Charts and diagrams as code —
◆ ◆ ◆ ◆ ◆ ◆ ◆

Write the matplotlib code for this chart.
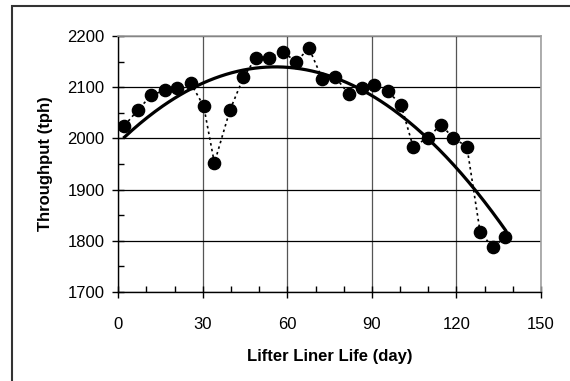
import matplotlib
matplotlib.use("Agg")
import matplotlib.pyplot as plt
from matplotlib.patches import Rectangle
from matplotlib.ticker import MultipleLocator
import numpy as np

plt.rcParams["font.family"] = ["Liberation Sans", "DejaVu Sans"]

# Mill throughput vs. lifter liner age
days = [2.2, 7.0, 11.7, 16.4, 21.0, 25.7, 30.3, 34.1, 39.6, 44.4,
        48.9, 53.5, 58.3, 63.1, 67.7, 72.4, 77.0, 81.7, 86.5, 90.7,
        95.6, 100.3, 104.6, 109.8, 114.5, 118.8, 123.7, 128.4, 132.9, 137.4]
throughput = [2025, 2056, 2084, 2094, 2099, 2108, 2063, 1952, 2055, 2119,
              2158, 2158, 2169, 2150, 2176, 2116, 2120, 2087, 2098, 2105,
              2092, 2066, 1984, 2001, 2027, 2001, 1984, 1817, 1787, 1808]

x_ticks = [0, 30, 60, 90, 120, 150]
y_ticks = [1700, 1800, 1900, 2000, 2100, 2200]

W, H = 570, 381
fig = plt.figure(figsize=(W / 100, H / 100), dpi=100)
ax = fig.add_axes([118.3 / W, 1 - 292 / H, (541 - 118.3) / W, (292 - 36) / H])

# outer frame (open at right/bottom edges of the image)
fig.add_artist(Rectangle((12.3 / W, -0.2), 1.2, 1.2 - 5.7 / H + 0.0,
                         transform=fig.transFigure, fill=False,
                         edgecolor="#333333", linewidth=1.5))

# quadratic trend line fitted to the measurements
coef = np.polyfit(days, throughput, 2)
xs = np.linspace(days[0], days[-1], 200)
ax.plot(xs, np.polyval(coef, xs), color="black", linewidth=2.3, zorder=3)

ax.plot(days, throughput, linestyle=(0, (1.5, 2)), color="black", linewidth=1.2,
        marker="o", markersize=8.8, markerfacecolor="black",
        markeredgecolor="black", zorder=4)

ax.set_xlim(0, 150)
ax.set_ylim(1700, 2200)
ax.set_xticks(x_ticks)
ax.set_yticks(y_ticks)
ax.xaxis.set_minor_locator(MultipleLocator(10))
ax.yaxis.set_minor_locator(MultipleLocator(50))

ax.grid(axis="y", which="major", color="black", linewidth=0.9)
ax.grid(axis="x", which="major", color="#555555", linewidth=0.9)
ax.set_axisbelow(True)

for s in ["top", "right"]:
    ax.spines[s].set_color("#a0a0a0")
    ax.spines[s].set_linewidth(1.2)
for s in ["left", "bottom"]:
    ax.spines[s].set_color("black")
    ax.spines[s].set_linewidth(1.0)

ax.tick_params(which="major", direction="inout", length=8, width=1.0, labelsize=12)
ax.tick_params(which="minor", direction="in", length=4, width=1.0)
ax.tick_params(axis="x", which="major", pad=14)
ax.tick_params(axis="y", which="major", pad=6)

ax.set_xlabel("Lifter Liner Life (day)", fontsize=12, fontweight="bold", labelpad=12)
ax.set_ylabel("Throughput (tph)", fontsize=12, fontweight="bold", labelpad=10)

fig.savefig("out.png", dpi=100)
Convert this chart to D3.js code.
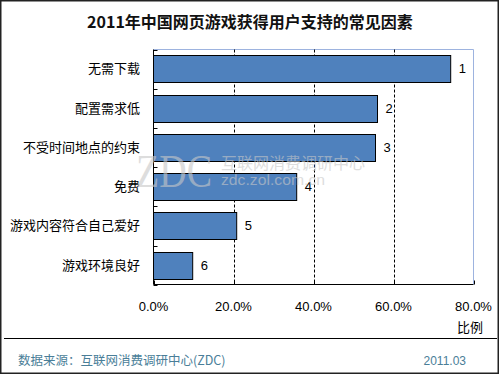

◆ ◆ ◆ ◆ ◆ ◆ ◆

TASK TO COMPLETE — The lines to collect are those holding the string "this"; copy them all.

OUTPUT BELOW —
Write the matplotlib code for this chart.
Convert this chart to D3.js code.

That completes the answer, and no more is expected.